Tuesday, June 16, 2015

Science "fraud"

Here's another piece on this topic in the venerable (i.e. almost always behind the curve) NYTs. The point worth noting is the sources of the "crimes and misdemeanors," what drive retraction and lack of replicability in so many domains. Curiously, outright fraud is not the great plague. Rather (surprise surprise), the main problems come from data manipulation (i.e. abuse and misuse of stats), plagiarism and (I cannot fathom why this is a real problem) publishing the same results in more than one venue.  Outright fraud comes in at number four and the paper does not actually quantify how many such papers there are. So, if you want to make the data better, then beware of statistical methods! They are very open to abuse; either as data trimming or phishing for results. This does not mean that stats are useless. Of course they aren't. But they are tools open to easy abuse and misunderstanding. This is worth keeping in mind when the stats inclined rail against our informal methods. It's actually easy to control for bad data in linguistics. To repeat, I am all in favor of using stat tools if useful (e.g. see the last post), but as is evident, sat because it is "statistically" represented is not without its own problems.

Last point: the NYT reports some dissenters's opinions regarding how serious this problem really is. People delight in being super concerned about these sorts of problems. As I have stated before, I am still not convinced that this is a real problem. The main problem is not bad data but very bad theories. When you know nothing then bad data matters. When you do, much much less. Good theory (even at the MLG level) purifies data. The problem is less bad data than the idea that data is the ultimate standard. There is one version of this which is unarguable (that facts matter). But there is another, the strong data first version, that is pernicious (every data point is sacrosanct). The idea behind the NYT article seems to be that if we are only careful and honest all the data we produce will be good. This is bunk. There is no substitute for thinking, no matter how much data one gets. And stats hygiene will not make this fact go away.

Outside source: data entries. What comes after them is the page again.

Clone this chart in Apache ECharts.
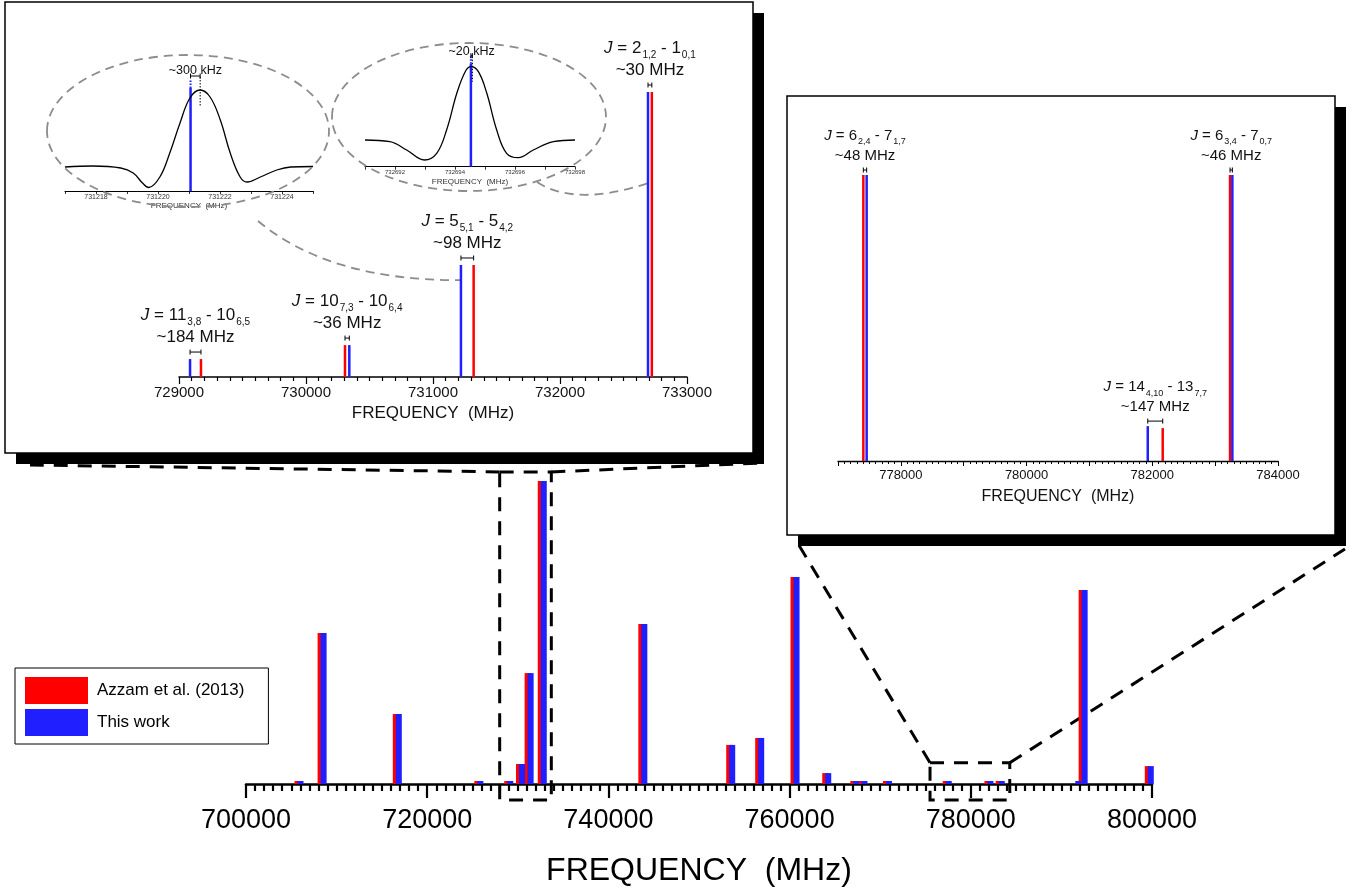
<!DOCTYPE html>
<html>
<head>
<meta charset="utf-8">
<script src="https://cdn.jsdelivr.net/npm/echarts@6/dist/echarts.min.js"></script>
<style>
html, body { margin: 0; padding: 0; background: #fff; }
#chart { width: 1358px; height: 890px; }
</style>
</head>
<body>
<div id="chart"></div>
<script>
// full spectrum: line positions (MHz) and relative intensities
var mainFreq = [705850, 708400, 716700, 725700, 729000, 730300, 731250, 732700, 743800, 753500, 756700, 760600,
                764100, 767200, 768100, 770800, 777400, 782000, 783250, 791700, 792400, 799700];
var azzamInt = [1, 49.8, 23.1, 1, 1, 6.6, 36.6, 100, 52.8, 12.9, 15.2, 68.3, 3.6, 1, 1, 1, 1, 1, 1, 0, 64, 5.9];
var thisInt  = [1, 49.8, 23.1, 1, 1, 6.6, 36.6, 100, 52.8, 12.9, 15.2, 68.3, 3.6, 1, 1, 1, 1, 1, 1, 1, 64, 5.9];
var mainRange = [700000, 800000, 20000];

// zoom A (729-733 GHz)
var zoomAAzzam = [729173, 730307, 731320, 732723];
var zoomAThis  = [729087, 730341, 731220, 732693];
var zoomAHeight = [6.3, 11.2, 39.3, 100];
var zoomALabel = ['{i|J} = 11{s|3,8} - 10{s|6,5}', '{i|J} = 10{s|7,3} - 10{s|6,4}', '{i|J} = 5{s|5,1} - 5{s|4,2}', '{i|J} = 2{s|1,2} - 1{s|0,1}'];
var zoomADiff  = ['~184 MHz', '~36 MHz', '~98 MHz', '~30 MHz'];
var zoomARange = [729000, 733000, 1000];

// zoom B (777-784 GHz)
var zoomBAzzam = [777403, 782166, 783237];
var zoomBThis  = [777456, 781928, 783274];
var zoomBAzzamH = [100, 11.5, 100];
var zoomBThisH  = [100, 12.2, 100];
var zoomBLabel = ['{i|J} = 6{s|2,4} - 7{s|1,7}', '{i|J} = 14{s|4,10} - 13{s|7,7}', '{i|J} = 6{s|3,4} - 7{s|0,7}'];
var zoomBDiff  = ['~48 MHz', '~147 MHz', '~46 MHz'];
var zoomBRange = [777000, 784000, 1000];

// measured line profiles
var peakAFreq = [731217.0, 731217.9, 731218.8, 731219.2, 731219.5, 731219.7, 731220.06, 731220.38, 731220.71, 731221.03,
                 731221.36, 731221.68, 731222.01, 731222.33, 731222.65, 731222.87, 731223.3, 731223.83, 731224.28, 731225.0];
var peakAInt  = [24, 25, 23, 18, 8, 3.5, 14, 38, 68, 93, 101, 94, 71, 38, 14, 9, 14, 21, 24, 24.5];
var peakAThis = 731221.05, peakAMax = 731221.36, peakAHeight = 103;
var peakARange = [731217, 731225, 1];

var peakBFreq = [732691.0, 732691.83, 732692.39, 732692.98, 732693.39, 732693.72, 732694.06, 732694.34, 732694.53,
                 732694.78, 732695.06, 732695.39, 732695.72, 732696.11, 732696.61, 732697.28, 732698.0];
var peakBInt  = [26.7, 25, 16.7, 6.7, 13.4, 36.7, 73.4, 95, 100, 95, 73.4, 36.7, 13.4, 9, 16.7, 25, 26.7];
var peakBThis = 732694.53, peakBMax = 732694.58, peakBHeight = 103;
var peakBRange = [732691, 732698, 1];

var RED = '#ff0000', BLUE = '#1f1fff';
var FONT = '"Liberation Sans", Arial, sans-serif';

function pairs(xs, ys) {
	return xs.map(function(x, i) { return [x, ys[i]]; });
}
function evenOnly(step) {
	return function(v) { return Math.round(v / step) % 2 === 0 ? String(v) : ''; };
}
function freqAxis(grid, range, o) {
	return {
		type: 'value', gridIndex: grid, min: range[0], max: range[1], interval: range[2],
		axisLine: {show: true, onZero: false, lineStyle: {color: '#000', width: o.lw}},
		axisTick: {show: true, inside: false, length: o.tick, lineStyle: {color: '#000', width: o.tw}},
		minorTick: {show: o.minor > 0, splitNumber: o.minor || 5, length: o.minorLen, lineStyle: {color: '#000', width: o.tw}},
		splitLine: {show: false}, minorSplitLine: {show: false},
		axisLabel: {fontSize: o.fs, color: o.color || '#000', margin: o.margin, fontFamily: FONT, formatter: o.fmt || function(v) { return String(v); }},
		name: 'FREQUENCY  (MHz)', nameLocation: 'middle', nameGap: o.gap,
		nameTextStyle: {fontSize: o.nfs, color: o.color || '#000', fontFamily: FONT}
	};
}
function hiddenY(grid, max) {
	return {type: 'value', gridIndex: grid, min: 0, max: max, show: false};
}

var option = {
	animation: false,
	textStyle: {fontFamily: FONT},
	legend: {
		data: ['Azzam et al. (2013)', 'This work'],
		orient: 'vertical', left: 15, top: 668, icon: 'rect',
		itemWidth: 63, itemHeight: 27, itemGap: 5,
		padding: [9, 24, 8, 10],
		borderColor: '#000', borderWidth: 1,
		textStyle: {fontSize: 17, color: '#000', padding: [0, 0, 0, 4]}
	},
	grid: [
		{left: 246, width: 906, top: 481, height: 303},
		{left: 179, width: 508, top: 92, height: 285},
		{left: 838, width: 440, top: 175, height: 286},
		{left: 65, width: 248, top: 79, height: 112},
		{left: 365, width: 210, top: 56.7, height: 110}
	],
	xAxis: [
		freqAxis(0, mainRange, {lw: 2.5, tw: 2.2, tick: 14, minor: 20, minorLen: 7, fs: 27, margin: 23, gap: 71, nfs: 32}),
		freqAxis(1, zoomARange, {lw: 1.5, tw: 1.2, tick: 7, minor: 10, minorLen: 4, fs: 15, margin: 8, gap: 28, nfs: 17, color: '#111'}),
		freqAxis(2, zoomBRange, {lw: 1.3, tw: 1, tick: 5, minor: 10, minorLen: 3, fs: 13, margin: 8, gap: 28, nfs: 16, color: '#111', fmt: evenOnly(1000)}),
		freqAxis(3, peakARange, {lw: 1, tw: 0.8, tick: 3, minor: 0, minorLen: 2, fs: 7, margin: 3, gap: 11, nfs: 8, color: '#333', fmt: evenOnly(1)}),
		freqAxis(4, peakBRange, {lw: 1, tw: 0.8, tick: 3, minor: 0, minorLen: 2, fs: 6, margin: 3, gap: 11, nfs: 8, color: '#333', fmt: evenOnly(1)})
	],
	yAxis: [hiddenY(0, 100), hiddenY(1, 100), hiddenY(2, 100), hiddenY(3, 112), hiddenY(4, 110)],
	series: [
		{type: 'bar', name: 'Azzam et al. (2013)', xAxisIndex: 0, yAxisIndex: 0, data: pairs(mainFreq, azzamInt),
			barWidth: 6, barGap: '-50%', itemStyle: {color: RED}, silent: true},
		{type: 'bar', name: 'This work', xAxisIndex: 0, yAxisIndex: 0, data: pairs(mainFreq, thisInt),
			barWidth: 6, barGap: '-50%', itemStyle: {color: BLUE}, silent: true},
		{type: 'bar', name: 'Azzam et al. (2013)', xAxisIndex: 1, yAxisIndex: 1, data: pairs(zoomAAzzam, zoomAHeight),
			barWidth: 2.5, barGap: '-100%', itemStyle: {color: RED}, silent: true},
		{type: 'bar', name: 'This work', xAxisIndex: 1, yAxisIndex: 1, data: pairs(zoomAThis, zoomAHeight),
			barWidth: 2.5, barGap: '-100%', itemStyle: {color: BLUE}, silent: true},
		{type: 'bar', name: 'Azzam et al. (2013)', xAxisIndex: 2, yAxisIndex: 2, data: pairs(zoomBAzzam, zoomBAzzamH),
			barWidth: 2.5, barGap: '-100%', itemStyle: {color: RED}, silent: true},
		{type: 'bar', name: 'This work', xAxisIndex: 2, yAxisIndex: 2, data: pairs(zoomBThis, zoomBThisH),
			barWidth: 2.5, barGap: '-100%', itemStyle: {color: BLUE}, silent: true},
		{type: 'line', xAxisIndex: 3, yAxisIndex: 3, data: pairs(peakAFreq, peakAInt), smooth: 0.4, symbol: 'none',
			lineStyle: {color: '#000', width: 1.3}, silent: true},
		{type: 'bar', xAxisIndex: 3, yAxisIndex: 3, data: [[peakAThis, peakAHeight]], barWidth: 2.5,
			itemStyle: {color: BLUE}, silent: true},
		{type: 'line', xAxisIndex: 4, yAxisIndex: 4, data: pairs(peakBFreq, peakBInt), smooth: 0.4, symbol: 'none',
			lineStyle: {color: '#000', width: 1.3}, silent: true},
		{type: 'bar', xAxisIndex: 4, yAxisIndex: 4, data: [[peakBThis, peakBHeight]], barWidth: 2.5,
			itemStyle: {color: BLUE}, silent: true}
	]
};

var chart = echarts.init(document.getElementById('chart'));
chart.setOption(option);

function px(g, x, y) { return chart.convertToPixel({gridIndex: g}, [x, y]); }

var g = [];
var dashBlack = {stroke: '#000', lineWidth: 3, lineDash: [14, 10], fill: null};
var dashGrey = {stroke: '#8c8c8c', lineWidth: 1.8, lineDash: [9, 6], fill: null};

function line(x1, y1, x2, y2, style, z) {
	g.push({type: 'line', z: z || 1, shape: {x1: x1, y1: y1, x2: x2, y2: y2}, style: style});
}
function box(x, y, w, h) {
	g.push({type: 'rect', z: -3, shape: {x: x + 11, y: y + 11, width: w, height: h}, style: {fill: '#000'}});
	g.push({type: 'rect', z: -2, shape: {x: x, y: y, width: w, height: h}, style: {fill: '#fff', stroke: '#000', lineWidth: 1.5}});
}
function errBar(xa, xb, y) {
	var s = {stroke: '#000', lineWidth: 1};
	line(Math.min(xa, xb), y, Math.max(xa, xb), y, s, 3);
	line(xa, y - 2.5, xa, y + 2.5, s, 3);
	line(xb, y - 2.5, xb, y + 2.5, s, 3);
}
function label(x, y, txt, fs, sub) {
	g.push({type: 'text', z: 3, x: x, y: y, style: {
		text: txt, fill: '#111', fontSize: fs, fontFamily: FONT,
		align: 'center', verticalAlign: 'middle', textAlign: 'center', textVerticalAlign: 'middle',
		rich: {
			i: {fontSize: fs, fontFamily: FONT, fontStyle: 'italic', fill: '#111'},
			s: {fontSize: sub, fontFamily: FONT, fill: '#111', padding: [Math.round(fs * 0.8), 0, 0, 1]}
		}
	}});
}

// inset frames
box(5, 2, 748, 451);
box(787, 96, 548, 439);

// dashed zoom marks on the full spectrum
var axisY = px(0, 700000, 0)[1];
function zoomMark(f1, f2, top, toL, toR) {
	var a = px(0, f1, top), b = px(0, f2, top);
	g.push({type: 'rect', z: -4, shape: {x: a[0], y: a[1], width: b[0] - a[0], height: axisY + 16 - a[1]}, style: dashBlack});
	line(a[0], a[1], toL[0], toL[1], dashBlack, -4);
	line(b[0], b[1], toR[0], toR[1], dashBlack, -4);
}
zoomMark(728000, 733700, 103, [30, 465], [762, 463]);
zoomMark(775500, 784300, 7, [797, 542], [1345, 549]);

// pair labels, zoom A
zoomAThis.forEach(function(f, i) {
	var b = px(1, f, zoomAHeight[i]), r = px(1, zoomAAzzam[i], zoomAHeight[i]);
	var xm = (b[0] + r[0]) / 2, top = Math.min(b[1], r[1]);
	errBar(b[0], r[0], top - 7);
	label(xm, top - 22, zoomADiff[i], 17, 10);
	label(xm, top - 44, zoomALabel[i], 17, 10);
});
// pair labels, zoom B
zoomBThis.forEach(function(f, i) {
	var b = px(2, f, zoomBThisH[i]), r = px(2, zoomBAzzam[i], zoomBAzzamH[i]);
	var xm = (b[0] + r[0]) / 2, top = Math.min(b[1], r[1]);
	errBar(b[0], r[0], top - 5);
	label(xm, top - 19, zoomBDiff[i], 15, 9);
	label(xm, top - 39, zoomBLabel[i], 15, 9);
});

// magnifier ellipses and their tails
g.push({type: 'ellipse', z: 1, shape: {cx: 188, cy: 131, rx: 141, ry: 76}, style: dashGrey});
g.push({type: 'ellipse', z: 1, shape: {cx: 469, cy: 117, rx: 137, ry: 74}, style: dashGrey});
var e5 = px(1, zoomAThis[2], 34), e2 = px(1, zoomAThis[3], 68);
g.push({type: 'bezierCurve', z: 1, shape: {x1: 258, y1: 221, cpx1: 330, cpy1: 281, x2: e5[0], y2: e5[1]}, style: dashGrey});
g.push({type: 'bezierCurve', z: 1, shape: {x1: 537, y1: 182, cpx1: 575, cpy1: 207, x2: e2[0], y2: e2[1]}, style: dashGrey});

// profile annotations
function profileMarks(gi, fThis, fMax, hThis, topDot, botDot, barV, txtV, txt) {
	var t0 = px(gi, fThis, hThis), t1 = px(gi, fThis, hThis + 8);
	line(t0[0], t0[1], t1[0], t1[1], {stroke: BLUE, lineWidth: 2, lineDash: [1.5, 1.5]}, 3);
	var d0 = px(gi, fMax, topDot), d1 = px(gi, fMax, botDot);
	line(d0[0], d0[1], d1[0], d1[1], {stroke: '#000', lineWidth: 1, lineDash: [1.5, 1.5]}, 3);
	var eb = px(gi, fThis, barV)[1];
	errBar(t0[0], d0[0], eb);
	var tp = px(gi, (fThis + fMax) / 2, txtV);
	g.push({type: 'text', z: 3, x: tp[0], y: tp[1], style: {text: txt, fill: '#111', fontSize: 12.5, fontFamily: FONT,
		align: 'center', verticalAlign: 'middle', textAlign: 'center', textVerticalAlign: 'middle'}});
}
profileMarks(3, peakAThis, peakAMax, peakAHeight, 114, 85, 115, 120, '~300 kHz');
profileMarks(4, peakBThis, peakBMax, peakBHeight, 107, 85, 111, 115, '~20 kHz');

chart.setOption({graphic: {elements: g}});
</script>
</body>
</html>
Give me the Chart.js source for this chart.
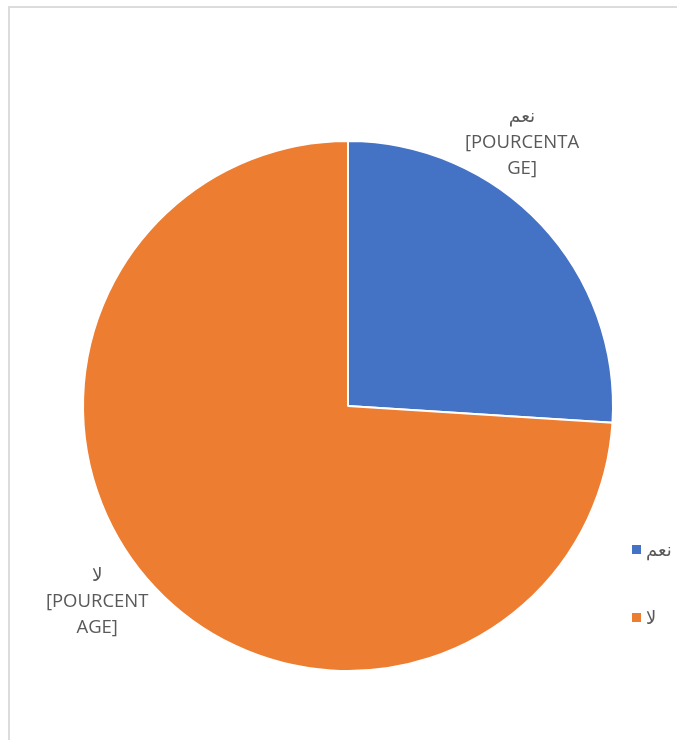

  1. What do you mean when you write that you cannot fathom why publishing the same results in more than one venue is a problem? Do you mean that you can't fathom how this could be one of the main problems in science? Or do you mean that you don't think it's a problem to publish the same thing in multiple venues?

    1. It's not the same kind of problem as the other three. Fake data and cooked data and stolen data seem different in kind from repeated data.

    2. Okay, I see what you're getting at. But given the strong incentives to publish (or perish), and given that there is a premium on pages in (good) journals, I can see how this problem would fit in with the others. It's kind of like faking reputation rather than data. Although it doesn't mislead like faked or cooked data, it does, like stolen data, take up publication space in a problematic way.

    3. Yes, it's not a good thing to do, but put this into the hands of the fraud police? Well, the world is getting nuts.

    4. a) the world is going nuts b) it might actually be a good idea to provide multiple presentations of the basically same stuff for audiences with different backgrounds. The problem would not appear to be anywhere near as much a problem were it not for idiotic reputation measurement methods (ie stats abuse).